EDGE Showcases its Global Evolution with 42 New Launches at Dubai Airshow 2025
Image credits:EDGE Showcases its Global Evolution with 42 New Launches at Dubai Airshow 2025

Structural Implications

The Dubai Airshow’s $56.65 billion headline understates its strategic weight. What transpired was a negotiation over industrial futures, where procurement became the currency for technology access, manufacturing capability, and supply chain resilience. Gulf states are no longer content with purchasing finished products; they are demanding—and receiving—the ability to produce, maintain, and eventually export defense and aerospace systems. This shift has compressed margins for traditional suppliers while creating opportunities for firms willing to embrace joint ventures and technology sharing.

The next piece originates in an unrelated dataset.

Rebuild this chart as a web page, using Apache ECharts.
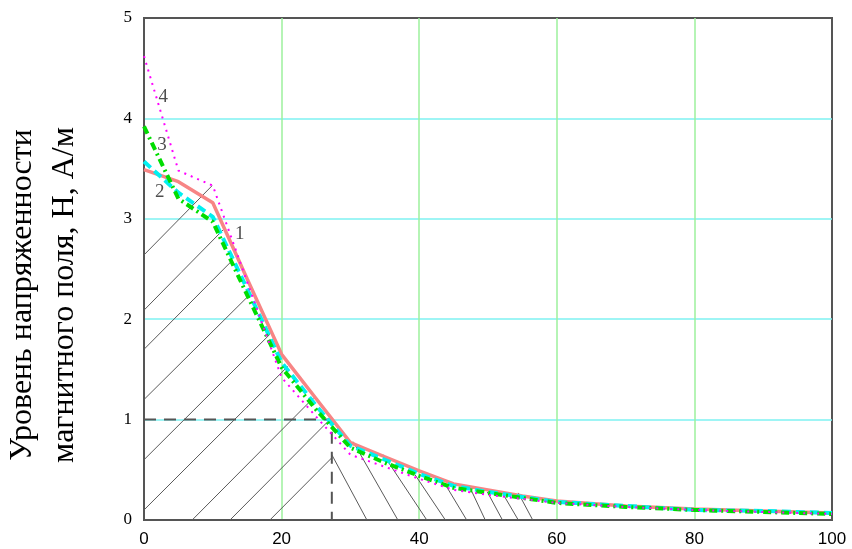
<!DOCTYPE html>
<html>
<head>
<meta charset="utf-8">
<script src="https://cdn.jsdelivr.net/npm/echarts@6/dist/echarts.min.js"></script>
<style>html,body{margin:0;padding:0;background:#fff}#c{width:852px;height:549px}</style>
</head>
<body>
<div id="c"></div>
<script>
// ---- data ----
const xs = [0, 5, 10, 15, 20, 25, 30, 35, 40, 45, 50, 55, 60, 70, 80, 90, 100];
const curve1 = [3.49, 3.37, 3.16, 2.40, 1.65, 1.21, 0.77, 0.63, 0.49, 0.36, 0.30, 0.24, 0.19, 0.14, 0.11, 0.09, 0.07];
const curve2 = [3.57, 3.26, 3.02, 2.30, 1.57, 1.14, 0.74, 0.60, 0.46, 0.34, 0.28, 0.23, 0.18, 0.14, 0.10, 0.09, 0.07];
const curve3 = [3.92, 3.20, 2.97, 2.24, 1.52, 1.10, 0.72, 0.57, 0.44, 0.32, 0.27, 0.22, 0.17, 0.13, 0.10, 0.08, 0.06];
const curve4 = [4.62, 3.48, 3.33, 2.37, 1.42, 1.03, 0.65, 0.53, 0.41, 0.30, 0.25, 0.21, 0.17, 0.13, 0.10, 0.08, 0.06];
const curveNames = ['1', '2', '3', '4'];
// hatch segments [x1, y1, x2, y2]
const hatchForward = [
  [0, 2.64, 9.9, 3.33], [0, 2.09, 11.5, 2.89], [0, 1.70, 12.9, 2.59],
  [0, 1.20, 15.6, 2.26], [0, 0.60, 18.3, 1.85], [0, 0.10, 20.9, 1.53],
  [7.0, 0, 24.7, 1.22], [12.5, 0, 27.3, 1.02], [18.3, 0, 27.3, 0.62]
];
const hatchBack = [
  [27.3, 0.65, 32.4, 0], [30.4, 0.78, 36.9, 0], [34.8, 0.65, 41.1, 0],
  [39.4, 0.45, 43.8, 0], [44.0, 0.33, 46.9, 0], [47.4, 0.32, 49.6, 0],
  [49.9, 0.28, 52.1, 0], [52.0, 0.28, 54.4, 0], [54.4, 0.27, 56.5, 0]
];
const guide = [[0, 1], [27.3, 1], [27.3, 0]];
const labelPts = [[13.9, 2.85, '1'], [2.3, 3.27, '2'], [2.6, 3.73, '3'], [2.8, 4.21, '4']];
const xTicks = [0, 20, 40, 60, 80, 100];
const yTicks = [0, 1, 2, 3, 4, 5];
const yTitle = 'Уровень напряженности\nмагнитного поля, Н, А/м';

function pairs(ys) { return xs.map((x, i) => [x, ys[i]]); }

const chart = echarts.init(document.getElementById('c'), null, {renderer: 'canvas'});

function hatchSeries(data) {
  return {
    type: 'custom',
    data: data,
    z: 2,
    silent: true,
    encode: {x: [0, 2], y: [1, 3]},
    renderItem: function (params, api) {
      const p1 = api.coord([api.value(0), api.value(1)]);
      const p2 = api.coord([api.value(2), api.value(3)]);
      return {
        type: 'line',
        shape: {x1: p1[0], y1: p1[1], x2: p2[0], y2: p2[1]},
        style: {stroke: '#5a5a5a', lineWidth: 1}
      };
    }
  };
}

chart.setOption({
  animation: false,
  backgroundColor: '#ffffff',
  grid: {left: 144, right: 20, top: 18, bottom: 29, outerBoundsMode: 'none', containLabel: false,
         show: true, borderColor: '#555', borderWidth: 2, backgroundColor: 'transparent'},
  xAxis: {
    type: 'value', min: xTicks[0], max: xTicks[xTicks.length - 1], interval: 20,
    axisLine: {show: true, lineStyle: {color: '#555', width: 2}},
    axisTick: {show: false},
    axisLabel: {color: '#000', fontSize: 17, fontFamily: 'Liberation Sans', margin: 11},
    splitLine: {show: true, showMinLine: false, showMaxLine: false, lineStyle: {color: '#9cf09c', width: 1.5}}
  },
  yAxis: {
    type: 'value', min: yTicks[0], max: yTicks[yTicks.length - 1], interval: 1,
    name: yTitle, nameLocation: 'middle', nameRotate: 90, nameGap: 58,
    nameTextStyle: {color: '#000', fontSize: 32, fontFamily: 'Liberation Serif', lineHeight: 42, padding: [0, 52, 0, 0]},
    axisLine: {show: true, lineStyle: {color: '#555', width: 2}},
    axisTick: {show: false},
    axisLabel: {color: '#000', fontSize: 17, fontFamily: 'Liberation Serif', margin: 12},
    splitLine: {show: true, showMinLine: false, showMaxLine: false, lineStyle: {color: '#7ef2f2', width: 1.5}}
  },
  series: [
    hatchSeries(hatchForward),
    hatchSeries(hatchBack),
    {
      type: 'line', data: guide, symbol: 'none', z: 3, silent: true,
      lineStyle: {color: '#555', width: 2, type: [12, 8]}
    },
    {
      name: curveNames[0], type: 'line', data: pairs(curve1), symbol: 'none', z: 4,
      lineStyle: {color: '#f78585', width: 3.5}
    },
    {
      name: curveNames[1], type: 'line', data: pairs(curve2), symbol: 'none', z: 5,
      lineStyle: {color: '#00f0f0', width: 4, type: [9, 5]}
    },
    {
      name: curveNames[2], type: 'line', data: pairs(curve3), symbol: 'none', z: 6,
      lineStyle: {color: '#00dd00', width: 4, type: [8, 4, 2, 4]}
    },
    {
      name: curveNames[3], type: 'line', data: pairs(curve4), symbol: 'none', z: 7,
      lineStyle: {color: '#ff00ff', width: 2, type: [2, 5]}
    },
    {
      type: 'scatter', data: labelPts, symbolSize: 0, z: 8, silent: true,
      label: {show: true, position: 'inside', formatter: p => p.value[2], color: '#222', fontSize: 19, fontFamily: 'Liberation Serif'}
    }
  ]
});
</script>
</body>
</html>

For institutional investors and corporate strategists, the implications are clear. The aerospace market is bifurcating into platforms and ecosystems, with the latter commanding premium valuations as buyers prioritize integration over hardware. Companies that adapt to offset-driven models will capture sustained revenue streams; those that resist will face market share erosion in the world’s fastest-growing defense corridor. The next decade will determine whether Western aerospace giants can maintain dominance or whether they become component suppliers in industrial ecosystems controlled by their former customers.